**WORK INSTRUCTIONS**: Print the material below exactly as it stands, please, from its first line to the line holding "[rel,minimum width=4.68cm] (purchase)", with no pictures.

**DATA SEGMENT**:
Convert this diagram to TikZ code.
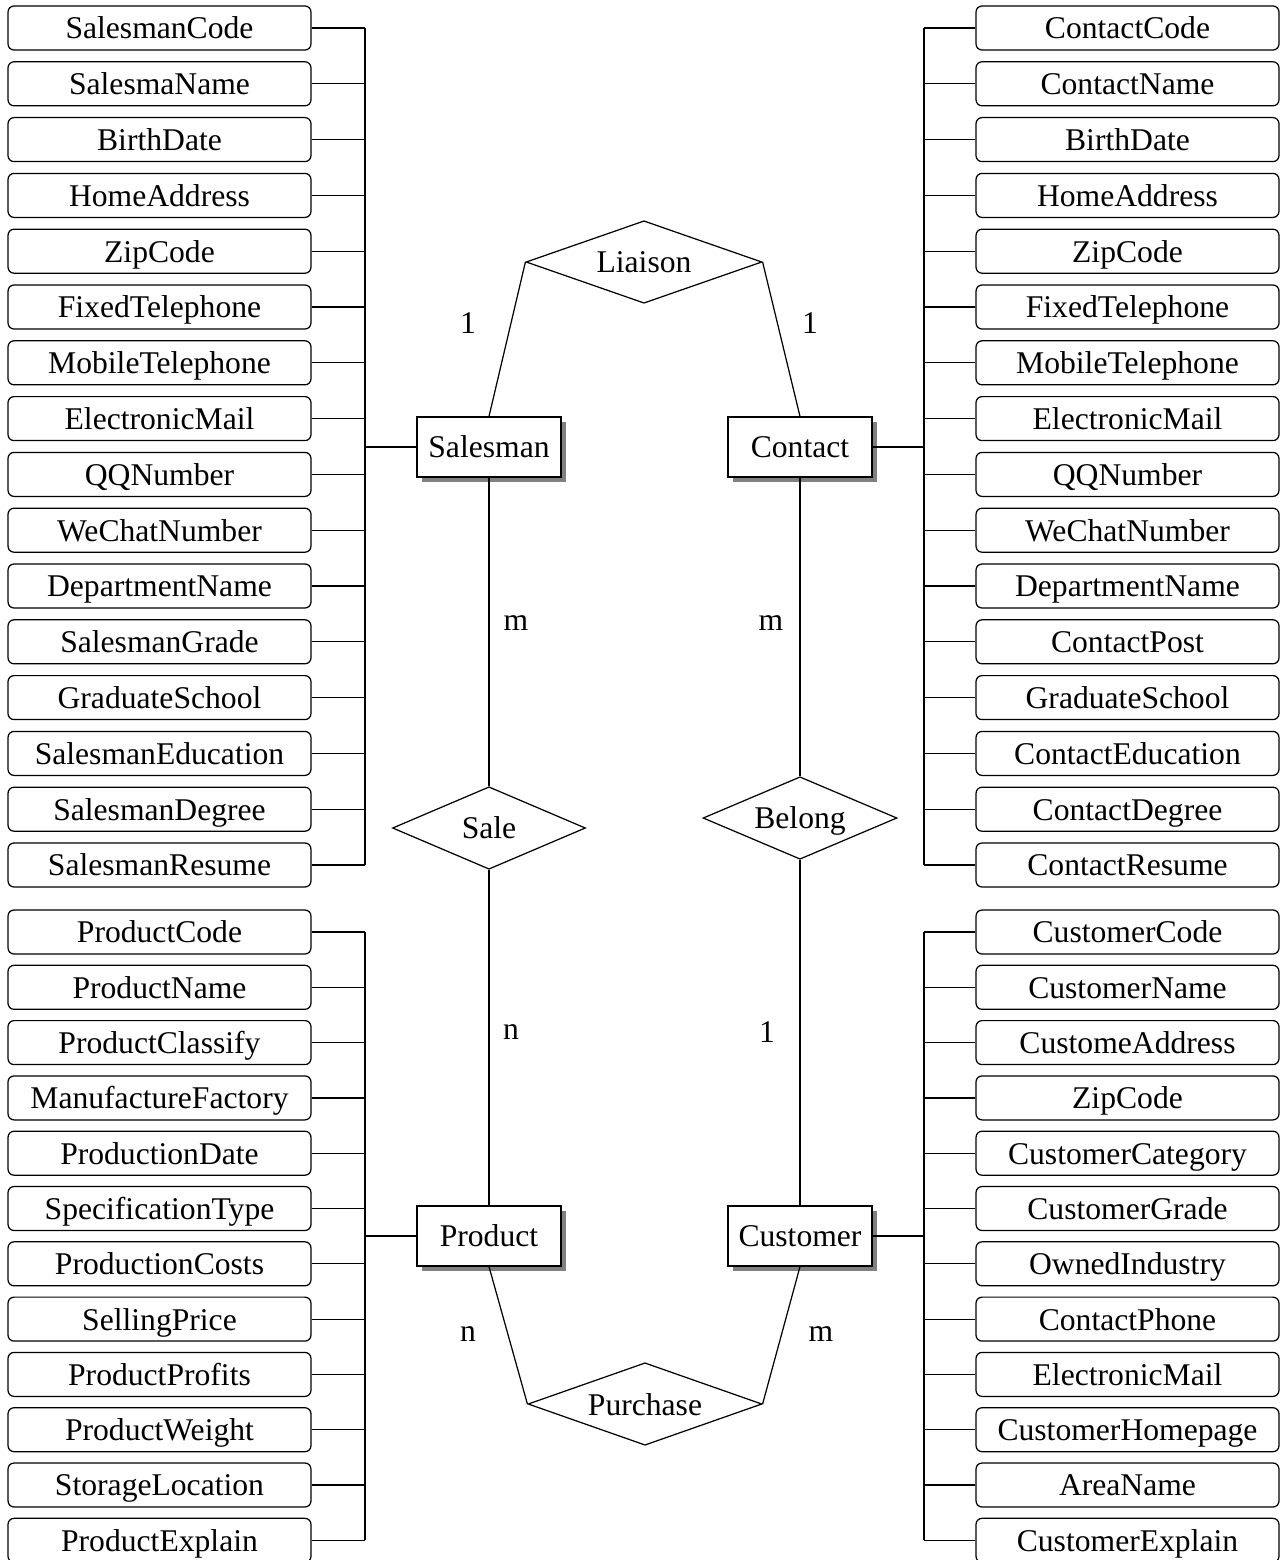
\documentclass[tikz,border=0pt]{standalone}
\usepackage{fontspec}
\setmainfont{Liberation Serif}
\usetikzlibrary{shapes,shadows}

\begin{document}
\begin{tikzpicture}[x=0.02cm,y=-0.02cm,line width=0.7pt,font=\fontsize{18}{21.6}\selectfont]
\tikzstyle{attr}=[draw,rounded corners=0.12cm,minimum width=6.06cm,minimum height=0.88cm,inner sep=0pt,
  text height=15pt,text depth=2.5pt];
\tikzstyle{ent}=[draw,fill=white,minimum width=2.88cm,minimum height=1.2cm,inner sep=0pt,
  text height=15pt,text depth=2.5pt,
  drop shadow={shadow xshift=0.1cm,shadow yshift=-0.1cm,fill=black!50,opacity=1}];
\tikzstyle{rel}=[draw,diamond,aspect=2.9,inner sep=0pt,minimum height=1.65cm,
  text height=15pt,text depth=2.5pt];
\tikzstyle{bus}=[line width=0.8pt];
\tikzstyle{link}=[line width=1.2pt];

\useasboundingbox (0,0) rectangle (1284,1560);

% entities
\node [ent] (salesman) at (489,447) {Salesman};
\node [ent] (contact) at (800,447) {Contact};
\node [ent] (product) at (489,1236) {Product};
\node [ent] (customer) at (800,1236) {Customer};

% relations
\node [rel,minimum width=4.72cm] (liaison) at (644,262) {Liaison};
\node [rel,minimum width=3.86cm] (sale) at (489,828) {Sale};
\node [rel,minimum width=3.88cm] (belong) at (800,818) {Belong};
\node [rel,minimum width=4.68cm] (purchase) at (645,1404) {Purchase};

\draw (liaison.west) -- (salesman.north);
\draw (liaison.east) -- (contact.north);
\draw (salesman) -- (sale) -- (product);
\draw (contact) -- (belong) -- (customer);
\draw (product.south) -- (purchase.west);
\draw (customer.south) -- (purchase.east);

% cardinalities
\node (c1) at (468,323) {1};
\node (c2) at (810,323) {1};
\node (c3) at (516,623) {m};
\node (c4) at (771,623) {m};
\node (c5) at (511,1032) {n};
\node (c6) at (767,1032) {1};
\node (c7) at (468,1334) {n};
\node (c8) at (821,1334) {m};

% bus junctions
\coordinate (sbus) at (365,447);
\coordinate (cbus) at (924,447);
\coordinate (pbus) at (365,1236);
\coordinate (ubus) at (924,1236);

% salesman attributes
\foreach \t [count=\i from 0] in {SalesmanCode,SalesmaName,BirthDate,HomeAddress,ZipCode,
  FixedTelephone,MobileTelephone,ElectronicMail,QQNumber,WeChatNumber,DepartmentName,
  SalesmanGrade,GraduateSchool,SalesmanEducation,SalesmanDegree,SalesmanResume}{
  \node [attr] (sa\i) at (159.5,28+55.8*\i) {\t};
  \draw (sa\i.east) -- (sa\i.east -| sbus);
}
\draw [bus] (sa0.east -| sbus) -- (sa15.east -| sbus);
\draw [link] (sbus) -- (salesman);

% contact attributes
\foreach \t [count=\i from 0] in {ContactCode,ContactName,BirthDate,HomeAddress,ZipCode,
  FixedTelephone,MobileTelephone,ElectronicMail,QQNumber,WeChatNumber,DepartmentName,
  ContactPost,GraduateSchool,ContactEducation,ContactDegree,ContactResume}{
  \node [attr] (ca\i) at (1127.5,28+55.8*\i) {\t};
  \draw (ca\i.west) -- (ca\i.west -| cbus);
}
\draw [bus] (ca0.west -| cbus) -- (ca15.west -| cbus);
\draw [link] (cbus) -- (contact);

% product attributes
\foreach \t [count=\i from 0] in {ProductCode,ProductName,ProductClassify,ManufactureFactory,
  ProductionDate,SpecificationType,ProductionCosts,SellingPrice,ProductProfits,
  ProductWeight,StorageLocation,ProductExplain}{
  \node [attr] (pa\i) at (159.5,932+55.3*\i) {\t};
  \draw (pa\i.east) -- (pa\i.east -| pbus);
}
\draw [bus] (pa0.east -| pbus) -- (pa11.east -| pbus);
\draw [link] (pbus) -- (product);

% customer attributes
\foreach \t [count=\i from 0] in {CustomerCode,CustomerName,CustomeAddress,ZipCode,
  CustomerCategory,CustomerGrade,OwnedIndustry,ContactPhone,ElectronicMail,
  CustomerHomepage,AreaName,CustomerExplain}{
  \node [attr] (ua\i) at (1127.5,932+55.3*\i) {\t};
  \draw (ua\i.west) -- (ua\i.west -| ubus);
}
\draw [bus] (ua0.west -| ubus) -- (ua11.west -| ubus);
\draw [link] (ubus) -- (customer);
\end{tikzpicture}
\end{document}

**RESPONSE**:
Convert this diagram to TikZ code.
\documentclass[tikz,border=0pt]{standalone}
\usepackage{fontspec}
\setmainfont{Liberation Serif}
\usetikzlibrary{shapes,shadows}

\begin{document}
\begin{tikzpicture}[x=0.02cm,y=-0.02cm,line width=0.7pt,font=\fontsize{18}{21.6}\selectfont]
\tikzstyle{attr}=[draw,rounded corners=0.12cm,minimum width=6.06cm,minimum height=0.88cm,inner sep=0pt,
  text height=15pt,text depth=2.5pt];
\tikzstyle{ent}=[draw,fill=white,minimum width=2.88cm,minimum height=1.2cm,inner sep=0pt,
  text height=15pt,text depth=2.5pt,
  drop shadow={shadow xshift=0.1cm,shadow yshift=-0.1cm,fill=black!50,opacity=1}];
\tikzstyle{rel}=[draw,diamond,aspect=2.9,inner sep=0pt,minimum height=1.65cm,
  text height=15pt,text depth=2.5pt];
\tikzstyle{bus}=[line width=0.8pt];
\tikzstyle{link}=[line width=1.2pt];

\useasboundingbox (0,0) rectangle (1284,1560);

% entities
\node [ent] (salesman) at (489,447) {Salesman};
\node [ent] (contact) at (800,447) {Contact};
\node [ent] (product) at (489,1236) {Product};
\node [ent] (customer) at (800,1236) {Customer};

% relations
\node [rel,minimum width=4.72cm] (liaison) at (644,262) {Liaison};
\node [rel,minimum width=3.86cm] (sale) at (489,828) {Sale};
\node [rel,minimum width=3.88cm] (belong) at (800,818) {Belong};
\node [rel,minimum width=4.68cm] (purchase) at (645,1404) {Purchase};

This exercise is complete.